Polymer selection is crucial; what environment will the media be used in? Are there temperature constraints? Are there aggressive chemicals that will be filtered? Choosing the right polymer for the needed environment are crucial. Polyamides, Fluoropolymers and Polyolefin selection at the top level are crucial, specifying the specific part numbers are even more important.

Nanofibre layers can function as a thin coating layer on a substrate or at above 5 grams/square meter (GSM) as a membrane replacement layer. In both cases they will frequently be used in partnership with some kind of mechanical support, pre-filter or even a cover or drape for cosmetic purposes. Choosing the right substrate layers is important; if they are the deposition layer for the nanofibre deposition process it is important to understand the adhesion performance between layers. There are many ways to promote adhesion between the nanofibre layer and the substrate; finding the right method is a function of knowing the final operating environment of the final filter.

There are a number of ways to form a nanofibre layer; the primary dichotomy is between choosing a melt blown process or an electrospun process. Melt blown processes tend to have a wider distribution of fibre diameters and are not able to achieve consistently fine fibres below 500 nm. Within electrospinning, the two main process branches are needle-based or free-surface processes, represented by Elmarco’s Nanospider production equipment. Process evaluation for nanofibres is no different than it is for any other operation on a plant floor. This is a straight forward capital budgeting process; what kind of fibres do you need? What production metrics are driving your decision? How will I service the asset if it breaks down? Does the process match the training of my plant floor operators? At the end of this evaluation your process should give you a clear price per square meter of material.

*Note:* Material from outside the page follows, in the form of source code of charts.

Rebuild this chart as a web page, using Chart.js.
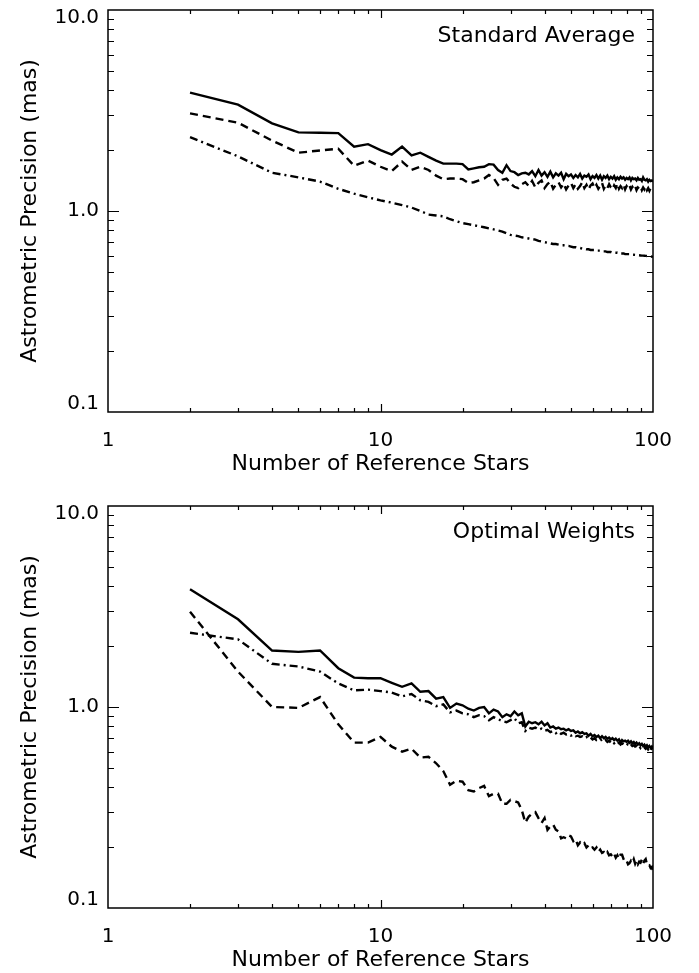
<!DOCTYPE html>
<html>
<head>
<meta charset="utf-8">
<script src="https://cdn.jsdelivr.net/npm/chart.js@4.4.0/dist/chart.umd.min.js"></script>
<style>
  html, body { margin: 0; padding: 0; background: #fff; overflow: hidden; }
  canvas { display: block; }
</style>
</head>
<body>
<canvas id="avgChart" width="699" height="496"></canvas>
<canvas id="optChart" width="699" height="496"></canvas>
<script>
// number of reference stars (x)
const stars = [
  2, 3, 4, 5, 6, 7, 8, 9, 10, 11,
  12, 13, 14, 15, 16, 17, 18, 19, 20, 21,
  22, 23, 24, 25, 26, 27, 28, 29, 30, 31,
  32, 33, 34, 35, 36, 37, 38, 39, 40, 41,
  42, 43, 44, 45, 46, 47, 48, 49, 50, 51,
  52, 53, 54, 55, 56, 57, 58, 59, 60, 61,
  62, 63, 64, 65, 66, 67, 68, 69, 70, 71,
  72, 73, 74, 75, 76, 77, 78, 79, 80, 81,
  82, 83, 84, 85, 86, 87, 88, 89, 90, 91,
  92, 93, 94, 95, 96, 97, 98, 99, 100
];

// top panel: standard average
const avgSolid = [
  3.88, 3.38, 2.73, 2.46, 2.45, 2.44, 2.09, 2.15, 2.01, 1.91,
  2.09, 1.89, 1.95, 1.86, 1.78, 1.72, 1.72, 1.72, 1.71, 1.61,
  1.63, 1.65, 1.66, 1.71, 1.70, 1.60, 1.55, 1.69, 1.58, 1.56,
  1.51, 1.54, 1.55, 1.52, 1.58, 1.49, 1.60, 1.50, 1.56, 1.48,
  1.57, 1.47, 1.54, 1.50, 1.55, 1.44, 1.53, 1.49, 1.52, 1.46,
  1.51, 1.47, 1.53, 1.45, 1.50, 1.48, 1.52, 1.44, 1.49, 1.46,
  1.51, 1.45, 1.50, 1.43, 1.49, 1.46, 1.50, 1.44, 1.48, 1.45,
  1.49, 1.43, 1.47, 1.44, 1.48, 1.45, 1.47, 1.43, 1.46, 1.44,
  1.47, 1.42, 1.46, 1.44, 1.45, 1.42, 1.46, 1.43, 1.44, 1.41,
  1.47, 1.43, 1.42, 1.44, 1.40, 1.43, 1.41, 1.42, 1.40
];
const avgDashed = [
  3.06, 2.75, 2.24, 1.95, 2.00, 2.04, 1.68, 1.78, 1.66, 1.58,
  1.76, 1.60, 1.66, 1.60, 1.50, 1.44, 1.45, 1.45, 1.44, 1.38,
  1.39, 1.42, 1.45, 1.51, 1.46, 1.35, 1.43, 1.45, 1.37, 1.32,
  1.30, 1.36, 1.39, 1.33, 1.41, 1.31, 1.38, 1.42, 1.30, 1.36,
  1.40, 1.29, 1.35, 1.39, 1.31, 1.37, 1.28, 1.34, 1.38, 1.30,
  1.36, 1.29, 1.33, 1.39, 1.30, 1.35, 1.28, 1.34, 1.37, 1.30,
  1.35, 1.29, 1.33, 1.38, 1.29, 1.34, 1.30, 1.36, 1.31, 1.28,
  1.34, 1.30, 1.37, 1.29, 1.33, 1.30, 1.35, 1.28, 1.33, 1.30,
  1.34, 1.28, 1.32, 1.29, 1.33, 1.27, 1.31, 1.29, 1.32, 1.27,
  1.31, 1.28, 1.32, 1.27, 1.30, 1.26, 1.30, 1.27, 1.28
];
const avgDashDot = [
  2.33, 1.87, 1.55, 1.47, 1.40, 1.29, 1.22, 1.17, 1.13, 1.10,
  1.07, 1.04, 1.00, 0.96, 0.95, 0.94, 0.91, 0.89, 0.87, 0.86,
  0.85, 0.84, 0.83, 0.82, 0.81, 0.80, 0.79, 0.775, 0.76, 0.755,
  0.75, 0.74, 0.735, 0.73, 0.725, 0.72, 0.71, 0.705, 0.70, 0.695,
  0.69, 0.685, 0.685, 0.68, 0.675, 0.675, 0.67, 0.67, 0.665, 0.66,
  0.66, 0.655, 0.655, 0.65, 0.65, 0.645, 0.645, 0.64, 0.64, 0.64,
  0.635, 0.635, 0.635, 0.63, 0.63, 0.63, 0.625, 0.625, 0.625, 0.62,
  0.62, 0.62, 0.62, 0.615, 0.615, 0.615, 0.615, 0.61, 0.61, 0.61,
  0.61, 0.608, 0.607, 0.606, 0.605, 0.604, 0.603, 0.602, 0.601, 0.60,
  0.60, 0.599, 0.598, 0.597, 0.596, 0.595, 0.594, 0.593, 0.59
];

// bottom panel: optimal weights
const optSolid = [
  3.85, 2.73, 1.91, 1.88, 1.91, 1.56, 1.40, 1.39, 1.39, 1.32,
  1.26, 1.31, 1.19, 1.20, 1.10, 1.12, 0.99, 1.04, 1.02, 0.98,
  0.96, 0.99, 1.00, 0.93, 0.97, 0.95, 0.89, 0.92, 0.90, 0.95,
  0.91, 0.93, 0.80, 0.845, 0.83, 0.84, 0.82, 0.845, 0.81, 0.83,
  0.79, 0.80, 0.78, 0.79, 0.775, 0.78, 0.765, 0.775, 0.76, 0.765,
  0.745, 0.755, 0.74, 0.75, 0.735, 0.74, 0.72, 0.735, 0.715, 0.725,
  0.71, 0.72, 0.70, 0.715, 0.70, 0.71, 0.695, 0.705, 0.69, 0.70,
  0.685, 0.695, 0.68, 0.69, 0.665, 0.685, 0.675, 0.68, 0.67, 0.68,
  0.665, 0.675, 0.66, 0.67, 0.655, 0.665, 0.65, 0.66, 0.645, 0.655,
  0.64, 0.65, 0.635, 0.645, 0.63, 0.64, 0.625, 0.635, 0.62
];
const optDashed = [
  2.98, 1.50, 1.00, 0.99, 1.12, 0.82, 0.665, 0.665, 0.71, 0.635,
  0.60, 0.62, 0.56, 0.565, 0.525, 0.48, 0.41, 0.43, 0.425, 0.386,
  0.38, 0.395, 0.405, 0.36, 0.37, 0.37, 0.33, 0.33, 0.345, 0.34,
  0.335, 0.307, 0.266, 0.285, 0.295, 0.30, 0.28, 0.265, 0.28, 0.245,
  0.255, 0.26, 0.245, 0.24, 0.222, 0.225, 0.222, 0.23, 0.227, 0.215,
  0.22, 0.205, 0.212, 0.206, 0.21, 0.20, 0.205, 0.198, 0.20, 0.195,
  0.20, 0.19, 0.195, 0.188, 0.19, 0.185, 0.19, 0.183, 0.185, 0.18,
  0.186, 0.178, 0.183, 0.176, 0.184, 0.184, 0.175, 0.17, 0.172, 0.165,
  0.167, 0.172, 0.168, 0.175, 0.166, 0.172, 0.165, 0.17, 0.168, 0.174,
  0.166, 0.172, 0.175, 0.165, 0.162, 0.163, 0.158, 0.16, 0.152
];
const optDashDot = [
  2.34, 2.17, 1.64, 1.59, 1.50, 1.31, 1.21, 1.22, 1.20, 1.18,
  1.13, 1.16, 1.08, 1.06, 1.01, 1.03, 0.94, 0.96, 0.93, 0.92,
  0.89, 0.91, 0.90, 0.86, 0.89, 0.87, 0.85, 0.84, 0.86, 0.88,
  0.83, 0.84, 0.76, 0.79, 0.78, 0.79, 0.77, 0.78, 0.76, 0.77,
  0.75, 0.76, 0.74, 0.755, 0.735, 0.745, 0.73, 0.735, 0.72, 0.73,
  0.715, 0.72, 0.71, 0.715, 0.70, 0.71, 0.695, 0.705, 0.69, 0.70,
  0.685, 0.69, 0.68, 0.69, 0.675, 0.685, 0.67, 0.68, 0.665, 0.675,
  0.66, 0.67, 0.655, 0.665, 0.65, 0.66, 0.65, 0.655, 0.645, 0.655,
  0.64, 0.65, 0.64, 0.645, 0.635, 0.64, 0.63, 0.64, 0.625, 0.635,
  0.625, 0.63, 0.62, 0.63, 0.615, 0.625, 0.61, 0.62, 0.605
];

// axis ticks
const xLabelTicks = [1, 10, 100];
const yLabelTicks = [0.1, 1, 10];
const xMinor = [2, 3, 4, 5, 6, 7, 8, 9, 20, 30, 40, 50, 60, 70, 80, 90];
const yMinor = [0.2, 0.3, 0.4, 0.5, 0.6, 0.7, 0.8, 0.9, 2, 3, 4, 5, 6, 7, 8, 9];

const family = "'DejaVu Sans', sans-serif";
const tickFont = { family: family, size: 20, lineHeight: 0.8 };
const titleFont = { family: family, size: 22 };

// box frame with inward ticks + panel label
const frameTicks = {
  id: "frameTicks",
  afterDatasetsDraw: (chart, args, opts) => {
    const { ctx, chartArea: a, scales } = chart;
    const x = scales.x, y = scales.y;
    ctx.save();
    ctx.strokeStyle = "#000";
    ctx.lineWidth = 1.5;
    ctx.strokeRect(a.left, a.top, a.right - a.left, a.bottom - a.top);
    ctx.lineWidth = 1.2;
    ctx.beginPath();
    xMinor.concat([10]).forEach((v) => {
      const px = Math.round(x.getPixelForValue(v)) + 0.5;
      const len = v === 10 ? 8 : 4;
      ctx.moveTo(px, a.bottom); ctx.lineTo(px, a.bottom - len);
      ctx.moveTo(px, a.top); ctx.lineTo(px, a.top + len);
    });
    yMinor.concat([1]).forEach((v) => {
      const py = Math.round(y.getPixelForValue(v)) + 0.5;
      const len = v === 1 ? 11 : 6;
      ctx.moveTo(a.left, py); ctx.lineTo(a.left + len, py);
      ctx.moveTo(a.right, py); ctx.lineTo(a.right - len, py);
    });
    ctx.stroke();
    ctx.fillStyle = "#000";
    ctx.font = "22px " + family;
    ctx.textAlign = "right";
    ctx.textBaseline = "alphabetic";
    ctx.fillText(opts.label, a.right - 18, a.top + 32);
    ctx.restore();
  },
};

function series(vals, dash) {
  return {
    data: stars.map((n, i) => ({ x: n, y: vals[i] })),
    borderColor: "#000",
    borderWidth: 2.4,
    borderDash: dash,
    pointRadius: 0,
    fill: false,
    tension: 0,
  };
}

function makeChart(id, label, solid, dashed, dashdot) {
  return new Chart(document.getElementById(id), {
    type: "line",
    data: {
      datasets: [series(solid, []), series(dashed, [8, 5]), series(dashdot, [8, 4, 2, 4])],
    },
    plugins: [frameTicks],
    options: {
      responsive: false,
      animation: false,
      layout: { padding: { top: 10, right: 46, left: 0, bottom: 0 } },
      plugins: {
        legend: { display: false },
        tooltip: { enabled: false },
        frameTicks: { label: label },
      },
      scales: {
        x: {
          type: "logarithmic",
          min: 1,
          max: 100,
          border: { display: false },
          grid: { display: false, drawTicks: false },
          afterBuildTicks: (s) => { s.ticks = xLabelTicks.map((v) => ({ value: v })); },
          afterFit: (s) => { s.height = 84; },
          ticks: {
            color: "#000", font: { family: family, size: 20 }, padding: 17, maxRotation: 0, autoSkip: false,
            callback: (v) => String(v),
          },
          title: {
            display: true, text: "Number of Reference Stars", color: "#000", font: titleFont,
            padding: { top: 0, bottom: 19 },
          },
        },
        y: {
          type: "logarithmic",
          min: 0.1,
          max: 10,
          border: { display: false },
          grid: { display: false, drawTicks: false },
          afterBuildTicks: (s) => { s.ticks = yLabelTicks.map((v) => ({ value: v })); },
          afterFit: (s) => {
            s.width = 108;
            s.paddingTop = 0;
            s.paddingBottom = 0;
          },
          ticks: {
            color: "#000", font: tickFont, padding: 9, autoSkip: false,
            callback: (v) => (v === 10 ? ["", "10.0"] : v === 1 ? "1.0" : ["0.1", ""]),
          },
          title: {
            display: true, text: "Astrometric Precision (mas)", color: "#000", font: titleFont,
            padding: { top: 17, bottom: 0 },
          },
        },
      },
    },
  });
}

makeChart("avgChart", "Standard Average", avgSolid, avgDashed, avgDashDot);
makeChart("optChart", "Optimal Weights", optSolid, optDashed, optDashDot);
</script>
</body>
</html>
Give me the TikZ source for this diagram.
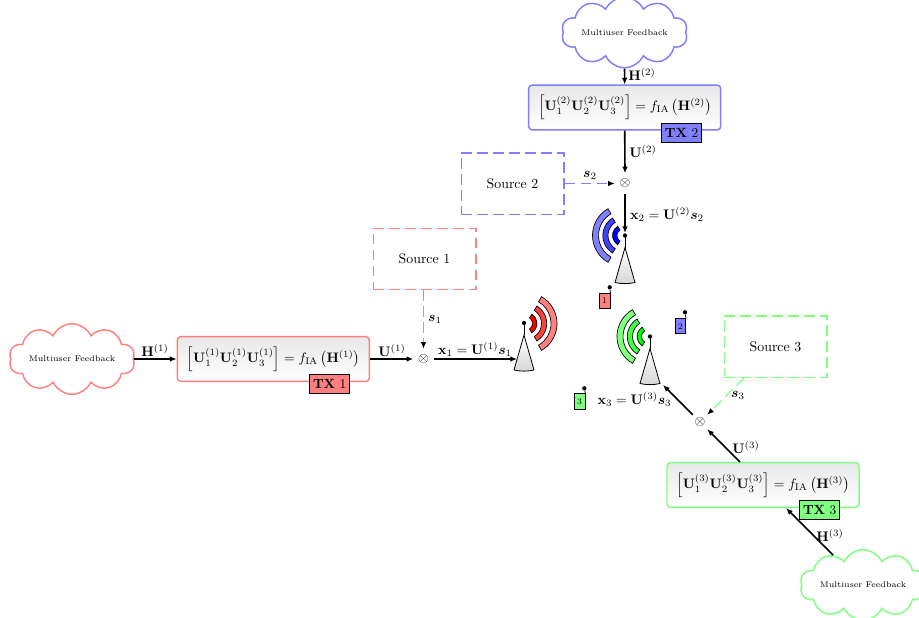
\RequirePackage{fix-cm}
\documentclass[tikz,border=0pt]{standalone}
\usepackage{amsmath,amssymb,bm}
\usetikzlibrary{arrows.meta,shapes.symbols,shadings,calc}
\definecolor{cR}{HTML}{FF8080}\definecolor{cB}{HTML}{8080FF}\definecolor{cG}{HTML}{80FF80}
\definecolor{mR}{HTML}{FF4040}\definecolor{mB}{HTML}{4040FF}\definecolor{mG}{HTML}{40FF40}
\definecolor{iR}{HTML}{FF0000}\definecolor{iB}{HTML}{0000FF}\definecolor{iG}{HTML}{00FF00}
\tikzset{
 x=.75pt,y=-.75pt,
 fback/.style={cloud,cloud puffs=10,cloud puff arc=130,aspect=2.5,draw,line width=1.1pt,fill=white,minimum width=86pt,minimum height=18pt,inner sep=0pt,font=\fontsize{6.2}{7}\selectfont},
 iabox/.style={draw,line width=1.1pt,rounded corners=2.5pt,top color=black!9,bottom color=white,minimum width=144pt,minimum height=33.5pt,inner sep=0pt,font=\fontsize{10.3}{12}\selectfont},
 txbox/.style={draw=black,line width=.6pt,minimum width=30pt,minimum height=14pt,inner sep=0pt,font=\fontsize{10}{11}\selectfont},
 srcbox/.style={draw,line width=1pt,dash pattern=on 8pt off 4pt,fill=white,minimum width=77pt,minimum height=46pt,inner sep=0pt,font=\fontsize{10.4}{12}\selectfont},
 mixer/.style={circle,inner sep=0pt,minimum size=15pt,font=\fontsize{10.4}{12}\selectfont},
 devbox/.style={draw=black,line width=.6pt,minimum width=8pt,minimum height=11.5pt,inner sep=0pt,font=\fontsize{6.5}{7}\selectfont},
 dotnode/.style={circle,fill=black,inner sep=0pt,minimum size=3.2pt},
 lbl/.style={inner sep=0pt,font=\fontsize{10.4}{12}\selectfont},
 conn/.style={line width=1.2pt,-{Latex[length=5pt,width=4.2pt]}},
 dconn/.style={line width=1pt,dash pattern=on 8pt off 4pt,-{Latex[black,length=5pt,width=4.2pt]}},
}
\newcommand{\wavefan}[5]{% x y mid-angle colours
 \begin{scope}[shift={(#1,#2)}]
  \foreach \ra/\rb/\cc in {6.5/11/#5,15.5/20.7/#4}{
   \draw[line width=.5pt,fill=\cc] (#3-58:\ra) arc[start angle=#3-58,end angle=#3+58,radius=\ra] -- (#3+58:\rb) arc[start angle=#3+58,end angle=#3-58,radius=\rb] -- cycle;
  }
 \end{scope}}
\newcommand{\outerwave}[4]{%
 \begin{scope}[shift={(#1,#2)}]
   \draw[line width=.5pt,fill=#4] (#3-60:25) arc[start angle=#3-60,end angle=#3+60,radius=25] -- (#3+60:31) arc[start angle=#3+60,end angle=#3-60,radius=31] -- cycle;
 \end{scope}}
\newcommand{\towerbody}[2]{% apex x, dot y
 \draw[line width=.6pt,top color=white,bottom color=black!16] (#1,#2+12) -- (#1-10,#2+47) .. controls (#1-4,#2+48.5) and (#1+4,#2+48.5) .. (#1+10,#2+47) -- cycle;
 \draw[line width=.6pt] (#1,#2) -- (#1,#2+12);
}
\begin{document}
\begin{tikzpicture}
\useasboundingbox (0,0) rectangle (919,617);
% chain 1
\node[fback,draw=cR] (cloudA) at (72,359) {Multiuser Feedback};
\node[iabox,draw=cR] (boxA) at (273.3,359) {$\left[\mathbf{U}_1^{(1)}\mathbf{U}_2^{(1)}\mathbf{U}_3^{(1)}\right]=f_{\mathrm{IA}}\left(\mathbf{H}^{(1)}\right)$};
\node[txbox,fill=cR] (txA) at (329.7,384) {\textbf{TX} 1};
\node[srcbox,draw=cR] (srcA) at (424.5,259) {Source 1};
\node[mixer] (mixA) at (423.5,359) {$\otimes$};
\coordinate (towA) at (517,359);
% chain 2
\node[fback,draw=cB] (cloudB) at (624.5,32.5) {Multiuser Feedback};
\node[iabox,draw=cB] (boxB) at (624.7,107.5) {$\left[\mathbf{U}_1^{(2)}\mathbf{U}_2^{(2)}\mathbf{U}_3^{(2)}\right]=f_{\mathrm{IA}}\left(\mathbf{H}^{(2)}\right)$};
\node[txbox,fill=cB] (txB) at (681.5,133) {\textbf{TX} 2};
\node[srcbox,draw=cB] (srcB) at (512.5,183.5) {Source 2};
\node[mixer] (mixB) at (625,183.5) {$\otimes$};
\coordinate (towB) at (625,233);
% chain 3
\node[fback,draw=cG] (cloudC) at (863,585) {Multiuser Feedback};
\node[iabox,draw=cG] (boxC) at (763,485) {$\left[\mathbf{U}_1^{(3)}\mathbf{U}_2^{(3)}\mathbf{U}_3^{(3)}\right]=f_{\mathrm{IA}}\left(\mathbf{H}^{(3)}\right)$};
\node[txbox,fill=cG] (txC) at (819.7,509.7) {\textbf{TX} 3};
\node[srcbox,draw=cG] (srcC) at (775.5,346.5) {Source 3};
\node[mixer] (mixC) at (700,422) {$\otimes$};
\coordinate (towC) at (663,385);
% connectors
\draw[conn] (cloudA.east) -- (boxA.west);
\draw[conn] (boxA.east) -- (mixA.west);
\draw[conn] (mixA.east) -- (towA);
\draw[dconn,draw=cR] (srcA.south -| mixA) -- (mixA.north);
\draw[conn] (cloudB.south) -- (boxB.north);
\draw[conn] (boxB.south) -- (mixB.north);
\draw[conn] (mixB.south) -- (towB);
\draw[dconn,draw=cB] (srcB.east) -- (mixB.west);
\draw[conn] (cloudC) -- (boxC);
\draw[conn] (boxC) -- (mixC);
\draw[conn] (mixC) -- (towC);
\draw[dconn,draw=cG] (srcC) -- (mixC);
% towers
\towerbody{524}{323}
\node[dotnode] (topA) at (524,323) {};
\outerwave{526}{323.5}{0}{cR}\wavefan{526}{323.5}{0}{mR}{iR}
\towerbody{625}{235.5}
\node[dotnode] (topB) at (625,235.5) {};
\outerwave{623.5}{235.5}{180}{cB}\wavefan{623.5}{235.5}{180}{mB}{iB}
\towerbody{650}{336.5}
\node[dotnode] (topC) at (650,336.5) {};
\outerwave{648}{336.5}{180}{cG}\wavefan{648}{336.5}{180}{mG}{iG}
% devices
\node[devbox,fill=cR] (devA) at (604.7,301) {1};
\node[dotnode] (dotA) at (609.7,287.3) {};
\draw[line width=.6pt] (devA.north east) -- (dotA);
\node[devbox,fill=cB] (devB) at (680.3,326.2) {2};
\node[dotnode] (dotB) at (685,312.3) {};
\draw[line width=.6pt] (devB.north east) -- (dotB);
\node[devbox,fill=cG] (devC) at (579.7,401.5) {3};
\node[dotnode] (dotC) at (584.3,388.3) {};
\draw[line width=.6pt] (devC.north east) -- (dotC);
% labels
\node[lbl] (lHa) at (155,350) {$\mathbf{H}^{(1)}$};
\node[lbl] (lUa) at (392,350) {$\mathbf{U}^{(1)}$};
\node[lbl] (lxa) at (475,349) {$\mathbf{x}_1=\mathbf{U}^{(1)}\bm{s}_1$};
\node[lbl] (lsa) at (435,319) {$\bm{s}_1$};
\node[lbl] (lHb) at (642,74) {$\mathbf{H}^{(2)}$};
\node[lbl] (lUb) at (643,151) {$\mathbf{U}^{(2)}$};
\node[lbl] (lsb) at (590,175) {$\bm{s}_2$};
\node[lbl] (lxb) at (667,214) {$\mathbf{x}_2=\mathbf{U}^{(2)}\bm{s}_2$};
\node[lbl] (lxc) at (634.5,399) {$\mathbf{x}_3=\mathbf{U}^{(3)}\bm{s}_3$};
\node[lbl] (lsc) at (738,395) {$\bm{s}_3$};
\node[lbl] (lUc) at (746,447) {$\mathbf{U}^{(3)}$};
\node[lbl] (lHc) at (830,535) {$\mathbf{H}^{(3)}$};
\end{tikzpicture}
\end{document}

When we evaluate the nanofibre layer, two key measures are evaluated, the nanofibre diameter and standard deviation as well as the basis weight. Like most nonwovens processes, reducing basis weight by half should double line speed. Fibre diameter is different; although bigger fibres can typically be put down more quickly, resulting in lower cost, and similarly, a wider distribution of fibre diameters can typically be put down more quickly, also resulting in lower cost.

One quick note on fibre distribution; fat fibres can have a huge impact on process productivity for a set level of filtration efficiency. A single 3 micron fibre in a 200 nm target out of 700 fibres can represent over 85% of the mass being put down in a process, whereas a well-controlled process could put over 99.9% of the mass to work improving filtration efficiency.

Media design is the intersection between substrate and the nanofibre coating. How will the different materials interact with each other in a flat sheet setting, prior to pleating and filter formation? While the software models around media design continue to improve, this is an area where empirical evidence still dominates. It remains more art than science. Solvent electrospinning is an area where the homogeneity of the fibre diameters allows the creation of a media layer that is tailored for a specific application. If this is a capability that isn’t present in house, there are a growing number of consultants with backgrounds in this field, particularly with experience around Elmarco’s equipment and its capabilities around solvent electrospinning.

Post nanofibre layer deposition, the media goes through many other manufacturing operations; the most challenging of which is usually the pleating step. There are a number of ways to ensure that the pleating step is not a point of failure; all of which are focused on understanding the adhesion characteristics of the nanofibre layer with the substrate on which it is originally deposited. As can be expected, blade pleaters are often easier to integrate than rotary pleaters. There are a number of nanofibre applications going through pleat processes on rotary pleaters at a rate greater than 800 pleats per minute. Throughout all of these operations there must be a focus on making sure that our polymer selection is not a constraint and that the entire media layer is functioning appropriately.

Many of these issues can be addressed by having the right person involved in your pre-site inspection prior to working with a nanofibre project. While ten years ago the number of people with such experience was limited, there are many teams that now have this knowledge such that these issues can be addressed earlier rather than later.

Filter design is another area where significant know-how and experience is required to create a product that is valuable to your end customers. The addition of a nanofibre layer can improve performance along several dimensions; most notable pressure drop, efficiency and dirt holding capacity, and if the media is crafted appropriately it presents a new set of tools for the filter designer.

The design of the nanofibre layer to optimize for the supply chain is important. As Von Hippel showed in his “Sources of Innovation” supply chain considerations are crucial in understanding when, where and how new processes are brought into an industry, and its why we’ve focused our business at Elmarco on providing simple to use, industrial-scale capital equipment for electrospinning. By making equipment that is usable by media manufacturers, filter makers or converters, our goal is to make it easy for the industry to work with nanofibres, regardless of where a company may be in the supply chain. By focusing on low cost, high productivity equipment, we believe that any player can move to a nanofibre enabled product when and where they choose.

In closing, the most crucial component in planning for the successful introduction is in the identification of a clear product and clear needs at the outset of the product design phase. With those criteria in place, understanding the requirements around polymer selection, substrates, fibre formation method, nanofibre layer, media design, post layer operations, and supply considerations can be answered by using the pre-identified criteria. The existing usage of nanofibres and potential applications for them in other areas of filtration is significant; executing a successful product introduction requires a clear understanding of knowing your customers needs.

A note on cost 

The most important aspect of working with an application that may use nanofibres is having known costs. This may sound self-apparent; however many nanofibre projects have been just that, projects. Rather than customer-driven initiatives, they have been R&D focused fibre creation and feasibility plans with no clear path to implementation. This kind of R&D is no different than someone with a mining operation; the silver (or other precious metal) is always just around the corner and you’re always halfway there. If you are working with a nanofibre group that cannot provide you with a known estimate of the cost of the nanofibre layer or of the capital equipment you would purchase, then you are not working on product design; you are working on R&D. R&D has its place, but know that is the activity you are involved with.